● **TASK INSTRUCTIONS**:
Look below and pull out each line with the word "Clone".

Records with drawing code:
^^^^
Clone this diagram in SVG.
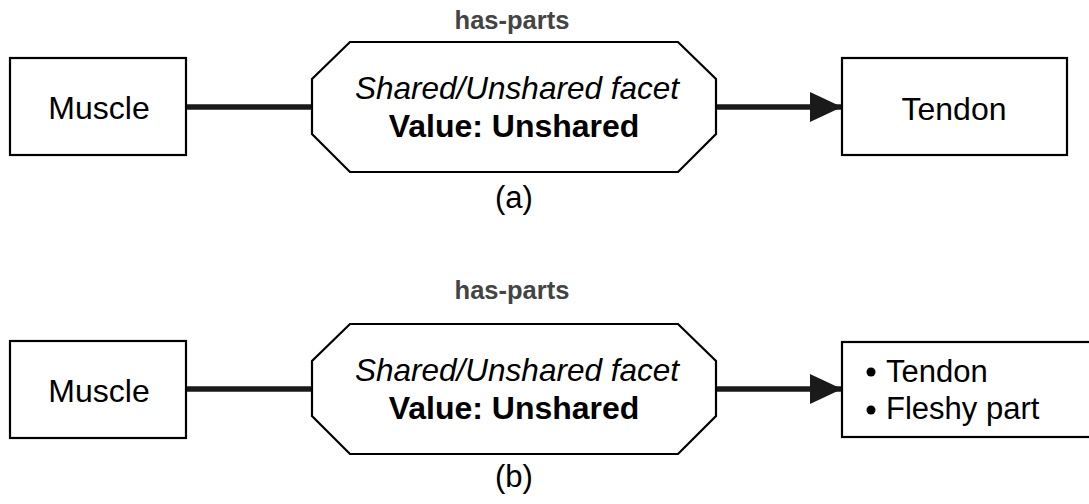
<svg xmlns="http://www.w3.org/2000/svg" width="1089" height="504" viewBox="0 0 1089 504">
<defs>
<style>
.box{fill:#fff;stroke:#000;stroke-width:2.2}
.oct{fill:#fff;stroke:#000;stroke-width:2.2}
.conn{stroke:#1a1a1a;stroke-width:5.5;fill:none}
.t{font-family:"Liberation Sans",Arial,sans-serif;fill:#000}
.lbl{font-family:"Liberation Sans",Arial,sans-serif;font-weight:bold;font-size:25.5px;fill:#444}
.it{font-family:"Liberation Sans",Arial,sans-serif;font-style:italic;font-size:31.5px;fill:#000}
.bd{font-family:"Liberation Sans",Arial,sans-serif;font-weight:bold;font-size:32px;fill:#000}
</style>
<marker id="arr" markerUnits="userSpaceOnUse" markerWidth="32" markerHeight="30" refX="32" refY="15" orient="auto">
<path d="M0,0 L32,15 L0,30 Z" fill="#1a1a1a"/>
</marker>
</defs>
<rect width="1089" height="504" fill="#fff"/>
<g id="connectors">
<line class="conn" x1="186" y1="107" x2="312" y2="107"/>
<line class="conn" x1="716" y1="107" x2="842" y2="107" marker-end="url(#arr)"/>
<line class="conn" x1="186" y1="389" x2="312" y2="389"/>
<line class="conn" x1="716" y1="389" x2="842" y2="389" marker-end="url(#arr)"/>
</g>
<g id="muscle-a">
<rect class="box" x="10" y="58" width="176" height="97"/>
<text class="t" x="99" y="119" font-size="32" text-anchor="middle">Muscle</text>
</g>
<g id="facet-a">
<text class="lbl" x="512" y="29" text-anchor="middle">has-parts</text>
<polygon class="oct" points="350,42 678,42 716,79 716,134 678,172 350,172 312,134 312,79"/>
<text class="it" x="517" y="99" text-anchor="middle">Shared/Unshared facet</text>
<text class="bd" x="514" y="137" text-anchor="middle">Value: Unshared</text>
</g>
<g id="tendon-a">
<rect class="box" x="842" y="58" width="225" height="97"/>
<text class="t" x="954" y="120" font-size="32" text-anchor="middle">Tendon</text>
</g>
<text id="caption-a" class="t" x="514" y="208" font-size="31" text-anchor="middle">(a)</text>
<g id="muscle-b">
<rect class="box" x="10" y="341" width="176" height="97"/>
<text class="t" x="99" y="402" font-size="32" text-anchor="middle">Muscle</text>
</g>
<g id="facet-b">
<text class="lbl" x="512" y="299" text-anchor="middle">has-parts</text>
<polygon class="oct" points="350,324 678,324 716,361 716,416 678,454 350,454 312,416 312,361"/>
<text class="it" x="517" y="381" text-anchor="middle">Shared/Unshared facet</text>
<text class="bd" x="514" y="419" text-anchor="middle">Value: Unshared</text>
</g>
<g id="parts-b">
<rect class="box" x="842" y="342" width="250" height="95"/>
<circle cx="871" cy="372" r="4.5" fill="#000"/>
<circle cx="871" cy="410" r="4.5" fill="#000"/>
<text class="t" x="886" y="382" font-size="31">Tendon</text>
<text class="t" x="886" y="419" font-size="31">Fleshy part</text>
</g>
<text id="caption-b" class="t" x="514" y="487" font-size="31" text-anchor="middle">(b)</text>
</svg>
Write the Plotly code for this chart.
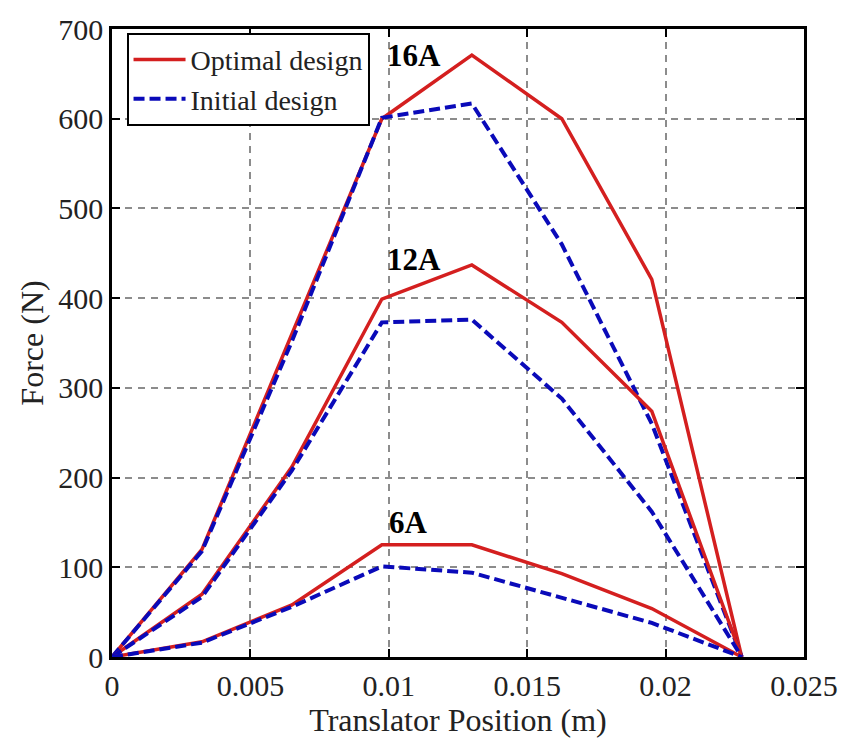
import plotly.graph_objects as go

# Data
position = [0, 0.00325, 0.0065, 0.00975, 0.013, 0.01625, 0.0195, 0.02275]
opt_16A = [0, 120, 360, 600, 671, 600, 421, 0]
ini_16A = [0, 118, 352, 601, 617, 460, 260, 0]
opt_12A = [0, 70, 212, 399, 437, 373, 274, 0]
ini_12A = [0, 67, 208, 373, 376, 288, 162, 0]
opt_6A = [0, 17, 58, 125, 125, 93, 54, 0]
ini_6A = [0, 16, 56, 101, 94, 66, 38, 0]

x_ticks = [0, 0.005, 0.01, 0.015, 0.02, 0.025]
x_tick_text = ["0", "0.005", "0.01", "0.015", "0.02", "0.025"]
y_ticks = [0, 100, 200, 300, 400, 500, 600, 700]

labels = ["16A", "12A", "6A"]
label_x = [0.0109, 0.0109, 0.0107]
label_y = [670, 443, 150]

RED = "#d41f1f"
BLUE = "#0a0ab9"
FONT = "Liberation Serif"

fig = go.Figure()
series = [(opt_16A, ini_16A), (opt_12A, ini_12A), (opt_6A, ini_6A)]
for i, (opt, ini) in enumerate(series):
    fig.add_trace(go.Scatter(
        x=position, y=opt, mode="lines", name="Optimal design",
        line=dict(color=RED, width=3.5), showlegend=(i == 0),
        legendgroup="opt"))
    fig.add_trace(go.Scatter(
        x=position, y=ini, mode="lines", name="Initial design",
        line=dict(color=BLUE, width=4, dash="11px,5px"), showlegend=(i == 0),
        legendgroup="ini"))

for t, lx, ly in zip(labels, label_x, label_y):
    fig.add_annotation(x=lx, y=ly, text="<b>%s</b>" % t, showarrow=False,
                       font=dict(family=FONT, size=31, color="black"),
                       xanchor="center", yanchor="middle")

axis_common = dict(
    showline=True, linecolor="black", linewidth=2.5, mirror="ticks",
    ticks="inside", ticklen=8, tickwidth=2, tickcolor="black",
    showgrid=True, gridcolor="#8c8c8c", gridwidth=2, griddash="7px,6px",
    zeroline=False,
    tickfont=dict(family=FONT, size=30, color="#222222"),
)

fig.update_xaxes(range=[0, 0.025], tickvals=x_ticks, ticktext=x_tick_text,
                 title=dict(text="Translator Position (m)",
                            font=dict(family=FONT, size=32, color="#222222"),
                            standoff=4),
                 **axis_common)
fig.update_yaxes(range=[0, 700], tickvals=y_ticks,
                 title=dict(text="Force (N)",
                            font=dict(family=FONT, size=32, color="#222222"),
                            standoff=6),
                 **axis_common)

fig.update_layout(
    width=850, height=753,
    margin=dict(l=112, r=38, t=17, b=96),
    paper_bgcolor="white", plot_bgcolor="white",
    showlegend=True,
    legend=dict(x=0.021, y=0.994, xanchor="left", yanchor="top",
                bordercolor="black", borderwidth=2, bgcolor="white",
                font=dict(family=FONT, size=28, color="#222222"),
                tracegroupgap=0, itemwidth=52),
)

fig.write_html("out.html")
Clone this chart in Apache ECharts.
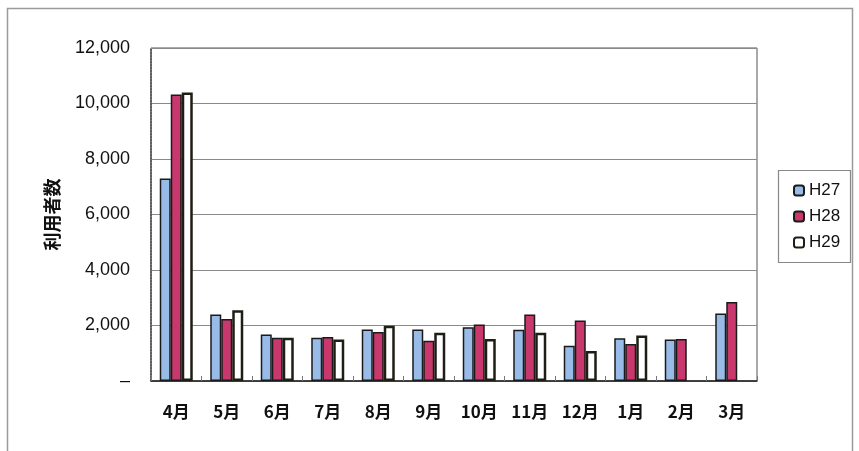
^^^^
● **FINAL ANSWER**:
Clone this diagram in SVG.
Clone this chart in Apache ECharts.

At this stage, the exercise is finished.